Monday, October 21, 2013
What happens when a neighbors tree limb or tree falls on my car or on my home? I can help!
What happens when a neighbors tree limb or tree falls on my car or on my home? Well, I have the answer. I get this question all the time from all over Texas so here is how your insurance would apply as well as liability.
If a neighbors tree or tree limb falls on your car, or home, it would be "your" insurance that takes care of the damage, minus your deductible. Even though the limb is from a tree that belongs to your neighbor, and you feel that your neighbor was negligent in some way by not trimming the limb, you would need proof that the neighbor knew the tree was dead or diseased, and proof that you had asked the neighbor to trim the limb on several occasions by copies of certified letters sent to them and/or photos of the tree/limb. This will not guarantee that your neighbors insurance company would pay for the damages to your auto or home, nor would it guarantee that a court would find your neighbor negligent, but it would be the only course of action you could attempt to get your damages paid for by our neighbor or your neighbor's insurance short of small claims court.
If the limb falls on your car and causes damages to your car (or your windshield only), your comprehensive (other than collision) would be the coverage on your auto policy that would apply (if you have the coverage). You may want to consider the cost of the repairs compared to your comprehensive deductible because your deductible may be more than the cost of the repairs. If this is the case, you want to reconsider placing a claim to ensure the claim would not affect your rates. If you don't have comprehensive coverage on your policy, the damages would be paid for out of your own pocket.

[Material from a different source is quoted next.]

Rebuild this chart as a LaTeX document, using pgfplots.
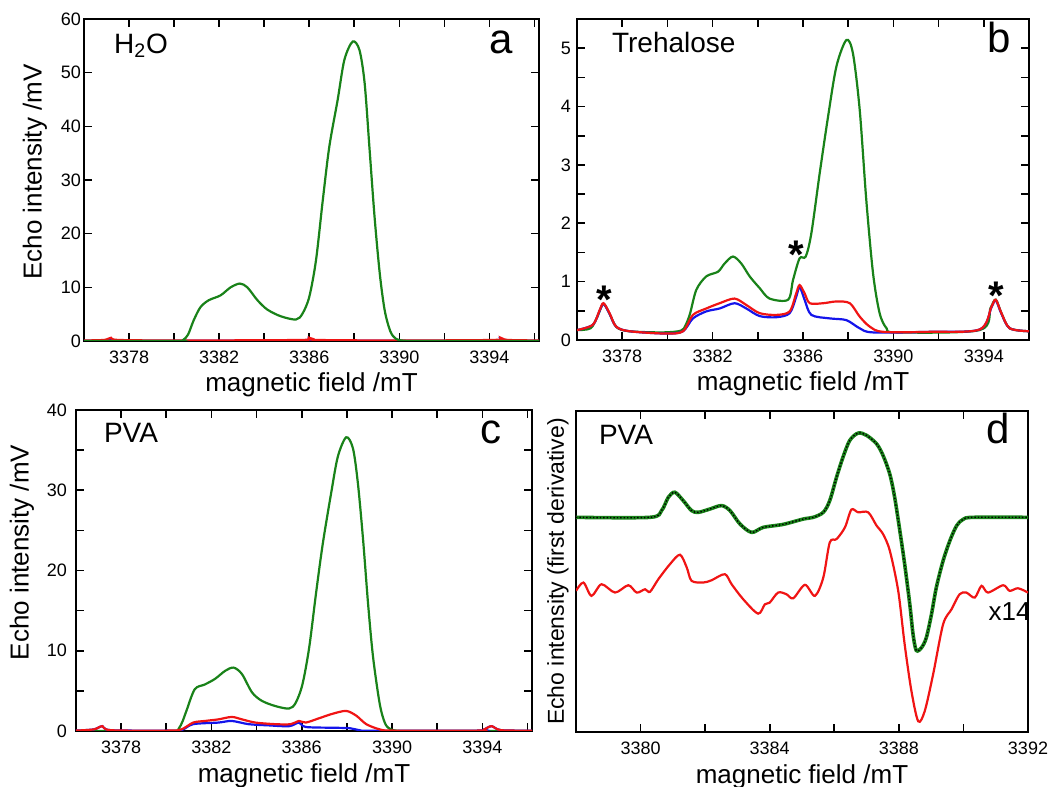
\documentclass[border=0pt]{standalone}
\usepackage{fontspec}
\setmainfont{Liberation Sans}
\usepackage{pgfplots}
\pgfplotsset{compat=1.18}

\definecolor{specgreen}{RGB}{25,130,25}
\definecolor{specred}{RGB}{240,20,20}
\definecolor{specblue}{RGB}{20,20,235}

\pgfplotsset{
  panel/.style={
    scale only axis,
    axis line style={line width=0.8pt},
    tick align=inside,
    major tick length=4pt, minor tick length=4pt,
    major tick style={black, line width=0.8pt},
    minor tick style={black, line width=0.8pt},
    tick label style={font=\fontsize{9}{10}\selectfont},
    /pgf/number format/assume math mode=true,
    /pgf/number format/1000 sep={},
    scaled ticks=false,
    xlabel={magnetic field /mT},
    xlabel style={font=\fontsize{13}{14}\selectfont,
      at={([yshift=-25.5pt]axis description cs:0.5,0)}, anchor=base},
    ylabel style={font=\fontsize{13}{14}\selectfont, anchor=center},
    xticklabel style={yshift=-1.5pt},
  },
  spec/.style={smooth, line width=1.1pt, no markers},
}
\tikzset{
  samplelabel/.style={font=\fontsize{14}{15}\selectfont, anchor=base west},
  panelletter/.style={font=\fontsize{21}{22}\selectfont, anchor=base east},
  asteriskmark/.style={font=\bfseries\fontsize{20}{20}\selectfont, anchor=center, yshift=-4pt},
}

\begin{document}
\begin{tikzpicture}
\useasboundingbox (0,0) rectangle (527.5pt,393.5pt);

% ---- a: H2O
\begin{axis}[panel, at={(42pt,223pt)}, anchor=south west,
  width=227.5pt, height=161pt,
  xmin=3376, xmax=3396.2, ymin=0, ymax=60,
  xtick={3378,3382,...,3394}, minor xtick={3380,3384,...,3396},
  ytick={0,10,...,60},
  yticklabel style={xshift=2pt},
  ylabel={Echo intensity /mV},
  ylabel style={at={([xshift=-24.5pt,yshift=4pt]axis description cs:0,0.5)}},
]
\addplot[spec, specblue] coordinates {(3376,0.05)(3376.9,0.1)(3377.2,0.4)(3377.5,0.1)(3380,0.05)(3385.7,0.1)(3386.0,0.4)(3386.3,0.1)(3390,0.05)(3394.2,0.1)(3394.5,0.4)(3394.8,0.1)(3396.2,0.05)};
\addplot[spec, specred] coordinates {(3376,0.1)(3376.9,0.2)(3377.2,0.6)(3377.5,0.2)(3380,0.1)(3385.7,0.2)(3386.0,0.6)(3386.3,0.2)(3390,0.1)(3394.2,0.2)(3394.5,0.6)(3394.8,0.2)(3396.2,0.1)};
\addplot[spec, specgreen] coordinates {(3376,0)(3380.1,0)(3380.4,0.2)(3380.62,1.2)(3380.87,3.86)(3381.17,6.3)(3381.54,7.6)(3382.06,8.5)(3382.51,10.0)(3382.92,10.7)(3383.25,10.0)(3383.7,7.6)(3384.14,5.85)(3384.74,4.6)(3385.41,4.0)(3385.7,5.1)(3386.0,8.2)(3386.3,15.05)(3386.6,26.2)(3386.89,36.2)(3387.26,44.9)(3387.56,52.4)(3387.93,55.8)(3388.23,54.2)(3388.46,48.0)(3388.68,35.6)(3388.9,23.1)(3389.13,12.6)(3389.35,5.7)(3389.6,1.8)(3389.85,0.4)(3390.2,0.05)(3391,0)(3396.2,0)};
\node[samplelabel] at ([xshift=11.5pt,yshift=-17pt]rel axis cs:0,1) {H\textsubscript{2}O};
\node[panelletter] at ([xshift=-9.5pt,yshift=-17pt]rel axis cs:1,1) {a};
\end{axis}

% ---- b: Trehalose
\begin{axis}[panel, at={(288.5pt,223.5pt)}, anchor=south west,
  width=226pt, height=160.5pt,
  xmin=3376, xmax=3396, ymin=0, ymax=5.5,
  xtick={3378,3382,...,3394}, minor xtick={3380,3384,...,3396},
  ytick={0,1,...,5}, minor ytick={0.5,1.5,...,4.5},
  yticklabel style={xshift=0.5pt},
]
\addplot[spec, specgreen] coordinates {(3376.0,0.17)(3376.6,0.2)(3376.9,0.4)(3377.17,0.62)(3377.45,0.44)(3377.75,0.22)(3378.3,0.15)(3379.8,0.13)(3380.6,0.16)(3380.8,0.25)(3381.0,0.45)(3381.28,0.86)(3381.72,1.09)(3382.24,1.17)(3382.53,1.31)(3382.9,1.43)(3383.27,1.31)(3383.64,1.09)(3384.08,0.89)(3384.52,0.71)(3385.34,0.69)(3385.56,1.03)(3385.85,1.4)(3386.12,1.43)(3386.37,1.83)(3386.74,2.86)(3387.11,3.83)(3387.48,4.69)(3387.92,5.14)(3388.21,4.91)(3388.51,3.94)(3388.8,2.4)(3389.1,1.14)(3389.39,0.46)(3389.7,0.2)(3390.13,0.13)(3393.82,0.17)(3394.3,0.55)(3394.53,0.69)(3394.78,0.46)(3395.15,0.2)(3396,0.15)};
\addplot[spec, specblue] coordinates {(3376.0,0.17)(3376.7,0.26)(3377.0,0.5)(3377.17,0.62)(3377.44,0.45)(3377.73,0.23)(3378.32,0.15)(3379.95,0.11)(3380.69,0.15)(3381.13,0.37)(3381.72,0.49)(3382.31,0.54)(3382.97,0.63)(3383.49,0.54)(3384.08,0.41)(3384.82,0.39)(3385.41,0.46)(3385.7,0.74)(3385.85,0.91)(3386.07,0.69)(3386.37,0.43)(3387.18,0.37)(3387.92,0.34)(3388.51,0.2)(3389.1,0.13)(3391.61,0.14)(3393.82,0.18)(3394.34,0.56)(3394.53,0.68)(3394.78,0.45)(3395.15,0.2)(3396.0,0.15)};
\addplot[spec, specred] coordinates {(3376.0,0.17)(3376.7,0.26)(3377.0,0.51)(3377.17,0.63)(3377.44,0.46)(3377.73,0.23)(3378.32,0.15)(3379.95,0.11)(3380.69,0.15)(3381.13,0.43)(3381.72,0.54)(3382.31,0.63)(3382.97,0.71)(3383.49,0.6)(3384.08,0.46)(3384.82,0.43)(3385.41,0.49)(3385.7,0.8)(3385.85,0.94)(3386.07,0.8)(3386.3,0.63)(3386.89,0.63)(3387.48,0.66)(3388.07,0.63)(3388.51,0.4)(3388.95,0.23)(3389.54,0.14)(3391.61,0.14)(3393.82,0.18)(3394.34,0.57)(3394.53,0.69)(3394.78,0.46)(3395.15,0.2)(3396.0,0.15)};
\node[asteriskmark] at (axis cs:3377.22,0.83) {*};
\node[asteriskmark] at (axis cs:3385.7,1.6) {*};
\node[asteriskmark] at (axis cs:3394.56,0.89) {*};
\node[samplelabel] at ([xshift=14pt,yshift=-16.5pt]rel axis cs:0,1) {Trehalose};
\node[panelletter] at ([xshift=-5.5pt,yshift=-17pt]rel axis cs:1,1) {b};
\end{axis}

% ---- c: PVA
\begin{axis}[panel, at={(38pt,28pt)}, anchor=south west,
  width=228pt, height=160.5pt,
  xmin=3376, xmax=3396.2, ymin=0, ymax=40,
  xtick={3378,3382,...,3394}, minor xtick={3380,3384,...,3396},
  ytick={0,10,...,40}, minor ytick={5,15,...,35},
  yticklabel style={xshift=-1pt},
  ylabel={Echo intensity /mV},
  ylabel style={at={([xshift=-27pt,yshift=9pt]axis description cs:0,0.5)}},
]
\addplot[spec, specgreen] coordinates {(3376,0)(3380.3,0)(3380.55,0.3)(3380.72,1.2)(3380.89,2.5)(3381.26,5.2)(3381.71,5.8)(3382.16,6.5)(3382.61,7.5)(3382.98,7.9)(3383.35,7.1)(3383.8,4.8)(3384.24,3.75)(3384.84,3.1)(3385.44,2.8)(3385.73,3.5)(3386.03,5.8)(3386.33,10.4)(3386.63,17.1)(3386.93,23.3)(3387.3,29.6)(3387.6,34.2)(3387.97,36.6)(3388.27,35.2)(3388.49,30.8)(3388.72,23.75)(3388.94,15.8)(3389.16,9.2)(3389.46,3.3)(3389.7,0.9)(3389.95,0.2)(3390.3,0.02)(3391,0)(3396.2,0)};
\addplot[spec, specblue] coordinates {(3376,0.05)(3376.79,0.2)(3377.17,0.6)(3377.54,0.1)(3380.07,0.05)(3380.67,0.1)(3381.19,0.85)(3382.31,1.05)(3382.9,1.25)(3383.65,0.85)(3384.54,0.7)(3385.44,0.6)(3385.88,1.05)(3386.18,0.5)(3387.52,0.4)(3388.12,0.35)(3388.57,0.1)(3389.1,0.02)(3393.78,0.05)(3394.08,0.2)(3394.41,0.6)(3394.83,0.1)(3396.2,0.05)};
\addplot[spec, specred] coordinates {(3376,0.05)(3376.79,0.2)(3377.17,0.6)(3377.54,0.1)(3380.07,0.05)(3380.67,0.2)(3381.19,1.05)(3381.71,1.25)(3382.31,1.45)(3382.9,1.75)(3383.35,1.45)(3383.95,1.05)(3384.84,0.85)(3385.51,0.85)(3385.88,1.25)(3386.18,1.05)(3386.78,1.6)(3387.37,2.15)(3387.97,2.5)(3388.42,1.9)(3388.86,0.85)(3389.46,0.2)(3390.06,0.05)(3393.78,0.05)(3394.08,0.2)(3394.41,0.6)(3394.83,0.1)(3396.2,0.05)};
\node[samplelabel] at ([xshift=10.5pt,yshift=-16pt]rel axis cs:0,1) {PVA};
\node[panelletter] at ([xshift=-11.5pt,yshift=-16.5pt]rel axis cs:1,1) {c};
\end{axis}

% ---- d: PVA first derivative
\begin{axis}[panel, at={(288pt,27.5pt)}, anchor=south west,
  width=226pt, height=160.5pt,
  xmin=3378, xmax=3392, ymin=0, ymax=320,
  xtick={3380,3384,3388,3392}, minor xtick={3382,3386,3390},
  ytick=\empty,
  ylabel={Echo intensity (first derivative)},
  ylabel style={font=\fontsize{11.5}{12}\selectfont,
    at={([xshift=-9pt]axis description cs:0,0.5)}},
]
\addplot[spec, specgreen, line width=1.8pt] coordinates {(3378,214)(3380.29,214)(3380.65,220.7)(3380.86,234)(3381.06,239)(3381.32,230.7)(3381.58,220.7)(3381.79,219)(3382.15,222.3)(3382.51,225.7)(3382.77,220.7)(3383.08,207.3)(3383.44,199)(3383.8,204)(3384.42,207)(3385.04,212.3)(3385.35,214)(3385.66,219)(3385.86,230.7)(3386.07,254)(3386.27,274)(3386.48,290.7)(3386.74,298)(3387.0,295.7)(3387.31,287.3)(3387.51,275.7)(3387.72,257)(3387.87,234)(3388.03,200.7)(3388.18,167.3)(3388.34,127)(3388.44,97.3)(3388.54,81.3)(3388.7,84)(3388.85,94)(3389.01,117.3)(3389.16,144)(3389.37,170.7)(3389.58,190.7)(3389.79,205.7)(3389.99,212)(3390.3,214)(3392,214)};
\addplot[smooth, black, densely dotted, line width=0.7pt] coordinates {(3378,214)(3380.29,214)(3380.65,220.7)(3380.86,234)(3381.06,239)(3381.32,230.7)(3381.58,220.7)(3381.79,219)(3382.15,222.3)(3382.51,225.7)(3382.77,220.7)(3383.08,207.3)(3383.44,199)(3383.8,204)(3384.42,207)(3385.04,212.3)(3385.35,214)(3385.66,219)(3385.86,230.7)(3386.07,254)(3386.27,274)(3386.48,290.7)(3386.74,298)(3387.0,295.7)(3387.31,287.3)(3387.51,275.7)(3387.72,257)(3387.87,234)(3388.03,200.7)(3388.18,167.3)(3388.34,127)(3388.44,97.3)(3388.54,81.3)(3388.7,84)(3388.85,94)(3389.01,117.3)(3389.16,144)(3389.37,170.7)(3389.58,190.7)(3389.79,205.7)(3389.99,212)(3390.3,214)(3392,214)};
\addplot[spec, specred] coordinates {(3378.0,140.7)(3378.23,149.0)(3378.48,135.7)(3378.79,147.3)(3379.21,139.0)(3379.62,146.3)(3379.88,139.0)(3380.14,142.3)(3380.29,139.7)(3380.55,152.3)(3380.91,167.3)(3381.22,176.7)(3381.43,164.0)(3381.58,150.7)(3381.94,149.0)(3382.2,151.3)(3382.61,157.3)(3382.82,147.3)(3383.18,132.3)(3383.64,118.0)(3383.85,127.3)(3384.0,129.0)(3384.26,139.0)(3384.52,137.3)(3384.73,133.3)(3385.09,146.7)(3385.4,135.7)(3385.66,154.0)(3385.86,189.0)(3386.07,192.3)(3386.33,204.0)(3386.53,221.7)(3386.74,219.0)(3387.05,219.0)(3387.31,205.7)(3387.51,197.3)(3387.72,180.7)(3387.98,140.7)(3388.18,87.3)(3388.39,40.7)(3388.6,10.7)(3388.8,20.7)(3389.06,57.3)(3389.37,107.3)(3389.63,122.3)(3389.88,137.3)(3390.09,139.0)(3390.35,134.0)(3390.56,145.7)(3390.76,139.0)(3391.23,146.3)(3391.43,140.7)(3391.69,143.3)(3392.0,139.0)};
\node[font=\fontsize{13}{14}\selectfont, anchor=base west] at (axis cs:3390.56,110.7) {x14};
\node[samplelabel] at ([xshift=8pt,yshift=-16.5pt]rel axis cs:0,1) {PVA};
\node[panelletter] at ([xshift=-5.5pt,yshift=-16pt]rel axis cs:1,1) {d};
\end{axis}
\end{tikzpicture}
\end{document}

If your neighbors tree or tree limb falls on your home, your home insurance policy would cover this damage, minus your deductible. You may want to compare your homeowners deductible to an estimate of repairs before you place a claim as the cost of repairs may below your deductible. If you don't need to place a claim, then don't to ensure the claim would not affect your rates. However, as in the example of a tree or tree limb falling on your car, you would need proof that your neighbor knew the tree was dead or diseased and you had copies of certified letters showing you had requested the neighbor to remove the risk to your property. Again, this won't guarantee you coverage by their insurance but would be the only avenue you could take.
Consider asking your neighbor to share the cost of cutting down the limb or even paying for it by yourself. It might be cheaper than an insurance deductible. I have a neighbor who had a pine tree limb hanging over my driveway and he gladly allowed me to pay to have it trimmed.